Sleep is a parable that God is God and we are mere men. God handles the world quite nicely while a hemisphere sleeps. Sleep is like a broken record that comes around with the same message every day: Man is not sovereign. Man is not sovereign. Man is not sovereign. Don’t let the lesson be lost on you. God wants to be trusted as the great worker who never tires and never sleeps. He is not nearly so impressed with our late nights and early mornings as he is with the peaceful trust that casts all anxieties on him and sleeps.

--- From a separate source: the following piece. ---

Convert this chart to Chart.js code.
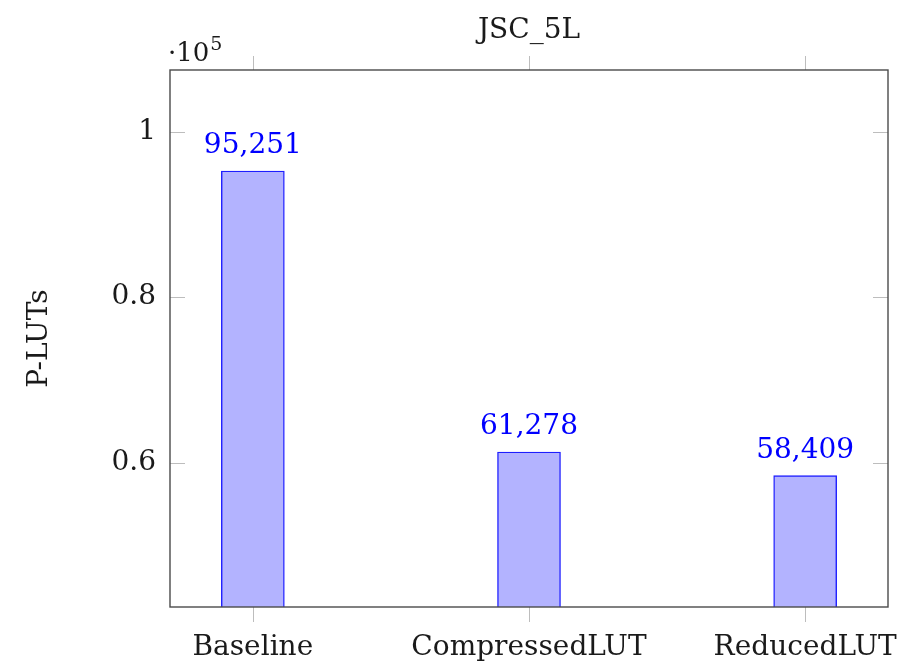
<!DOCTYPE html>
<html>
<head>
<meta charset="utf-8">
<script src="https://cdn.jsdelivr.net/npm/chart.js@4/dist/chart.umd.min.js"></script>
<style>
  html, body { margin: 0; padding: 0; background: #ffffff; }
  #wrap { width: 915px; height: 663px; }
</style>
</head>
<body>
<div id="wrap"><canvas id="c" width="915" height="663"></canvas></div>
<script>
// P-LUT counts per design variant (JSC_5L)
const categories = ['Baseline', 'CompressedLUT', 'ReducedLUT'];
const plutValues = [95251, 61278, 58409];
const yTickValues = [60000, 80000, 100000];
const yTickLabels = ['0.6', '0.8', '1'];

const SERIF = '"DejaVu Serif", "Liberation Serif", serif';
const INK = '#1a1a1a';

// pgfplots-style frame, ticks, title, exponent marker and value labels
const decorations = {
  id: 'decorations',
  afterDatasetsDraw(chart) {
    const { ctx, chartArea: a, scales: { x, y } } = chart;
    ctx.save();

    // light gray tick marks
    ctx.strokeStyle = '#bdbdbd';
    ctx.lineWidth = 1;
    ctx.beginPath();
    yTickValues.forEach(v => {
      const py = Math.round(y.getPixelForValue(v)) + 0.5;
      ctx.moveTo(a.left, py); ctx.lineTo(a.left + 15, py);
      ctx.moveTo(a.right, py); ctx.lineTo(a.right - 15, py);
    });
    categories.forEach((_, i) => {
      const px = Math.round(x.getPixelForValue(i)) + 0.5;
      ctx.moveTo(px, a.bottom); ctx.lineTo(px, a.bottom + 15);
      ctx.moveTo(px, a.top); ctx.lineTo(px, a.top - 14);
    });
    ctx.stroke();

    // axis frame
    ctx.strokeStyle = '#4a4a4a';
    ctx.lineWidth = 1.4;
    ctx.strokeRect(a.left, a.top, a.right - a.left, a.bottom - a.top);

    // title
    ctx.fillStyle = INK;
    ctx.font = '28px ' + SERIF;
    ctx.textAlign = 'center';
    ctx.textBaseline = 'alphabetic';
    ctx.fillText('JSC_5L', (a.left + a.right) / 2, 38);

    // scale exponent marker
    ctx.textAlign = 'left';
    ctx.font = '26px ' + SERIF;
    const base = '\u00B710';
    ctx.fillText(base, a.left - 2, 61);
    const w = ctx.measureText(base).width;
    ctx.font = '19px ' + SERIF;
    ctx.fillText('5', a.left - 2 + w + 1, 50);

    // value labels above bars
    ctx.fillStyle = '#0000ff';
    ctx.font = '28px ' + SERIF;
    ctx.textAlign = 'center';
    const meta = chart.getDatasetMeta(0);
    meta.data.forEach((bar, i) => {
      ctx.fillText(plutValues[i].toLocaleString('en-US'), bar.x, bar.y - 18);
    });

    ctx.restore();
  }
};

new Chart(document.getElementById('c'), {
  type: 'bar',
  data: {
    datasets: [{
      data: plutValues.map((v, i) => ({ x: i, y: v })),
      backgroundColor: 'rgb(179,179,255)',
      borderColor: 'rgb(30,30,255)',
      borderWidth: 1.4,
      barThickness: 63
    }]
  },
  options: {
    responsive: false,
    devicePixelRatio: 1,
    animation: false,
    layout: { padding: { top: 70, right: 27, left: 0, bottom: 0 } },
    plugins: {
      legend: { display: false },
      tooltip: { enabled: false },
      title: { display: false }
    },
    scales: {
      x: {
        type: 'linear',
        min: -0.3,
        max: 2.3,
        offset: false,
        bounds: 'data',
        grid: { display: false, drawTicks: false, offset: false },
        border: { display: false },
        afterBuildTicks(scale) {
          scale.ticks = categories.map((_, i) => ({ value: i }));
        },
        afterFit(scale) {
          scale.height = 56;
          scale.paddingLeft = 0;
          scale.paddingRight = 0;
        },
        ticks: {
          autoSkip: false,
          maxRotation: 0,
          padding: 24,
          color: INK,
          font: { family: SERIF, size: 28 },
          callback: (v) => categories[v]
        }
      },
      y: {
        min: 42530,
        max: 107470,
        grid: { display: false, drawTicks: false },
        border: { display: false },
        afterBuildTicks(scale) {
          scale.ticks = yTickValues.map(v => ({ value: v }));
        },
        afterFit(scale) { scale.width = 170; },
        ticks: {
          padding: 14,
          color: INK,
          font: { family: SERIF, size: 28 },
          callback: (v) => yTickLabels[yTickValues.indexOf(v)]
        },
        title: {
          display: true,
          text: 'P-LUTs',
          color: INK,
          font: { family: SERIF, size: 28 },
          padding: { top: 23, bottom: 0 }
        }
      }
    }
  },
  plugins: [decorations]
});
</script>
</body>
</html>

For some reason he has not granted me a lot of it lately and I don’t know why that is. I don’t feel like I am particularly anxious and when I lie awake at night it is with a busy mind, not an anxious one. I have tried to do things by the book–minimizing caffeine, exercising, avoiding television before bed, and so on. But as often as not, I fall asleep quickly and wake up just a few hours later, having gotten only a small portion of the sleep I need. I am hesitant to interpret this kind of providence, but I see it as God’s way of reminding me of my own weakness. I am so utterly dependent upon God’s goodness and grace that I cannot even count on a decent night’s sleep, even in those nights when I go to bed bone weary. Maybe this is a thorn in the flesh, something given by the Lord for my own good, to keep me from pride and self-sufficiency. Or maybe it is something I have created by my own pride, my own unwillingness to surrender to the Lord the sovereignty that is his. I don’t know. But what I do know, is that when I go to bed tonight, it will be a reminder that I am not God. The question is, will I heed this reminder?